DATA EXCERPT -
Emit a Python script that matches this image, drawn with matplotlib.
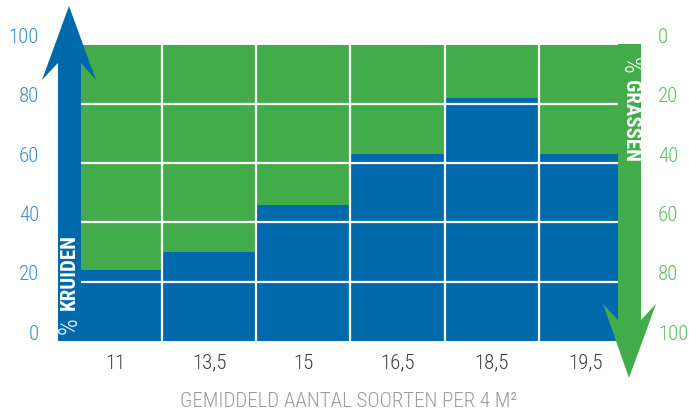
import matplotlib
matplotlib.use("Agg")
import matplotlib.pyplot as plt
from matplotlib.patches import Polygon
from matplotlib.transforms import offset_copy, blended_transform_factory

# share of herbs (kruiden) per plot, grasses fill the rest up to 100 %
soorten = ["11", "13,5", "15", "16,5", "18,5", "19,5"]
kruiden = [24, 30, 46, 63, 82, 63]
grassen = [100 - k for k in kruiden]
ticks = [0, 20, 40, 60, 80, 100]

BLUE = "#0069ac"
GREEN = "#43ac4a"
FONT = ["Liberation Sans Narrow", "Roboto Condensed", "Roboto", "DejaVu Sans"]
plt.rcParams["font.family"] = FONT

W, H = 689, 411
fig = plt.figure(figsize=(W / 100, H / 100), dpi=100)
ax = fig.add_axes([68 / W, 70 / H, 565 / W, 296.3 / H])

x = range(len(soorten))
ax.bar(x, kruiden, width=1.0, color=BLUE, linewidth=0)
ax.bar(x, grassen, width=1.0, bottom=kruiden, color=GREEN, linewidth=0)

# white grid on top of the bars
for v in ticks[1:-1]:
    ax.axhline(v, color="white", lw=1.6, zorder=3)
for i in range(len(soorten) - 1):
    ax.axvline(i + 0.5, color="white", lw=1.6, zorder=3)

ax.set_xlim(-0.5, len(soorten) - 0.5)
ax.set_ylim(0, 100)
for s in ax.spines.values():
    s.set_visible(False)
ax.set_yticks([])
ax.set_xticks(list(x), soorten)
ax.tick_params(axis="x", length=0, pad=9, labelsize=15, labelcolor="#3a3a3a")
for lbl in ax.get_xticklabels():
    lbl.set_fontweight("light")

# left scale: % kruiden, right scale: % grassen (reversed)
ax2 = ax.twinx()
ax2.set_ylim(100, 0)
ax2.axis("off")
left_tr = offset_copy(blended_transform_factory(ax.transAxes, ax.transData),
                      fig=fig, x=-29, y=7, units="dots")
right_tr = offset_copy(blended_transform_factory(ax2.transAxes, ax2.transData),
                       fig=fig, x=25, y=7, units="dots")
for v in ticks:
    ax.text(0, v, str(v), transform=left_tr, ha="right", va="center",
            fontsize=15, color="#3a8dc7", fontweight="light")
    ax2.text(1, v, str(v), transform=right_tr, ha="left", va="center",
             fontsize=15, color="#5dbb61", fontweight="light")


def px(pts):
    return [(a / W, 1 - b / H) for a, b in pts]


# arrows along both sides
up = [(58, 341), (81, 341), (81, 63), (96, 80), (69, 6), (42, 80), (58, 63)]
down = [(618, 44), (641, 44), (641, 320), (656, 304), (629, 378), (603, 304), (618, 320)]
fig.add_artist(Polygon(px(up), closed=True, transform=fig.transFigure,
                       facecolor=BLUE, edgecolor="none"))
fig.add_artist(Polygon(px(down), closed=True, transform=fig.transFigure,
                       facecolor=GREEN, edgecolor="none"))

fig.text(70 / W, 1 - 334 / H, "%", rotation=90, ha="center", va="bottom",
         fontsize=19, color="white", fontweight="light")
fig.text(69.5 / W, 1 - 310 / H, "KRUIDEN", rotation=90, ha="center", va="bottom",
         fontsize=15, color="white", fontweight="bold")
fig.text(629.5 / W, 1 - 57 / H, "%", rotation=-90, ha="center", va="top",
         fontsize=19, color="white", fontweight="light")
fig.text(630 / W, 1 - 80 / H, "GRASSEN", rotation=-90, ha="center", va="top",
         fontsize=15, color="white", fontweight="bold")

fig.text(349 / W, 1 - 401 / H, "GEMIDDELD AANTAL SOORTEN PER 4 M²",
         ha="center", va="center", fontsize=15, color="#9a9a9a",
         fontweight="light")

fig.savefig("out.png", dpi=100)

SET PROBLEM - Every line from the start of the listing above through the line with "return [(a /" should be repeated exactly; skip the pictures and add nothing else.

ANSWER -
Emit a Python script that matches this image, drawn with matplotlib.
import matplotlib
matplotlib.use("Agg")
import matplotlib.pyplot as plt
from matplotlib.patches import Polygon
from matplotlib.transforms import offset_copy, blended_transform_factory

# share of herbs (kruiden) per plot, grasses fill the rest up to 100 %
soorten = ["11", "13,5", "15", "16,5", "18,5", "19,5"]
kruiden = [24, 30, 46, 63, 82, 63]
grassen = [100 - k for k in kruiden]
ticks = [0, 20, 40, 60, 80, 100]

BLUE = "#0069ac"
GREEN = "#43ac4a"
FONT = ["Liberation Sans Narrow", "Roboto Condensed", "Roboto", "DejaVu Sans"]
plt.rcParams["font.family"] = FONT

W, H = 689, 411
fig = plt.figure(figsize=(W / 100, H / 100), dpi=100)
ax = fig.add_axes([68 / W, 70 / H, 565 / W, 296.3 / H])

x = range(len(soorten))
ax.bar(x, kruiden, width=1.0, color=BLUE, linewidth=0)
ax.bar(x, grassen, width=1.0, bottom=kruiden, color=GREEN, linewidth=0)

# white grid on top of the bars
for v in ticks[1:-1]:
    ax.axhline(v, color="white", lw=1.6, zorder=3)
for i in range(len(soorten) - 1):
    ax.axvline(i + 0.5, color="white", lw=1.6, zorder=3)

ax.set_xlim(-0.5, len(soorten) - 0.5)
ax.set_ylim(0, 100)
for s in ax.spines.values():
    s.set_visible(False)
ax.set_yticks([])
ax.set_xticks(list(x), soorten)
ax.tick_params(axis="x", length=0, pad=9, labelsize=15, labelcolor="#3a3a3a")
for lbl in ax.get_xticklabels():
    lbl.set_fontweight("light")

# left scale: % kruiden, right scale: % grassen (reversed)
ax2 = ax.twinx()
ax2.set_ylim(100, 0)
ax2.axis("off")
left_tr = offset_copy(blended_transform_factory(ax.transAxes, ax.transData),
                      fig=fig, x=-29, y=7, units="dots")
right_tr = offset_copy(blended_transform_factory(ax2.transAxes, ax2.transData),
                       fig=fig, x=25, y=7, units="dots")
for v in ticks:
    ax.text(0, v, str(v), transform=left_tr, ha="right", va="center",
            fontsize=15, color="#3a8dc7", fontweight="light")
    ax2.text(1, v, str(v), transform=right_tr, ha="left", va="center",
             fontsize=15, color="#5dbb61", fontweight="light")


def px(pts):
    return [(a / W, 1 - b / H) for a, b in pts]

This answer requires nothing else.